Hoje, no Centro, já anoitecendo,
um homem, batedor de carteira, corria em disparada, quando caiu violentamente
no meio da rua e foi dominado por dois policiais, que mediam velocidade com ele
em perseguição desatinada. Os transeuntes pareciam extasiados com a cena. Ouvi
o baque de seu corpo de encontro ao chão. Enquanto isso, as lojas de roupas
femininas estampavam liquidação com preços de três dígitos antes da vírgula.

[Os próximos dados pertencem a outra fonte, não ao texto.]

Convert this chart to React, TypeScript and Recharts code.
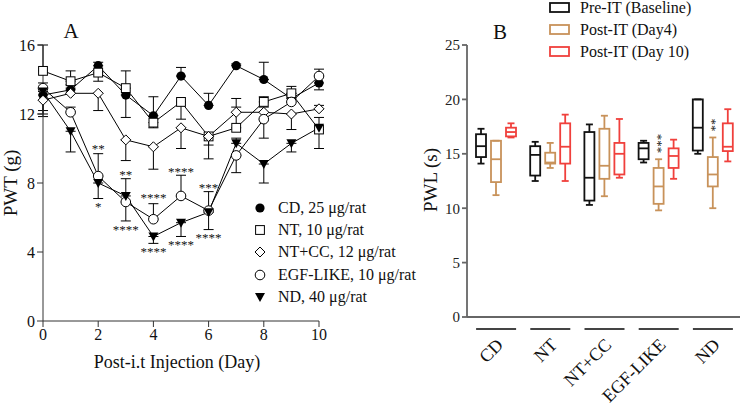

Na
troca de turno dia/noite das ruas do Centro, aos poucos foram rareando os
frequentadores habituais ― exceto nos pontos de happy hour ― e começando a ganhar evidência catadores de papel e
moradores de rua ― criaturas da noite, lembrando o título de uma
canção cujo lirismo passa distante desse mundo desencantado.
Gosto de imaginar que ilhas significam-se ― fazem-se dizer por signos ― mediante barcos que se aventuram nas águas que as separam, mas também as unem: as águas podem ser oceânicas ou simples veredas, salgadas ou doces, profundas, turbulentas e mais difíceis de navegar, ou arroios cristalinos que escorrem transparentes entre pedras e vegetação de grande frescor. Os barcos, as palavras. E tudo o mais que diz respeito à palavra afeto, no sentido de afetar, atravessar. Escrever e ler são pontas de ilhas que se fazem significar ― os trajetos dependem dos barcos, das ilhas, das águas que as separam. Este blog não pretende nada, exceto lançar barcos que eventualmente alcancem outras ilhas. Barquinhos de papel.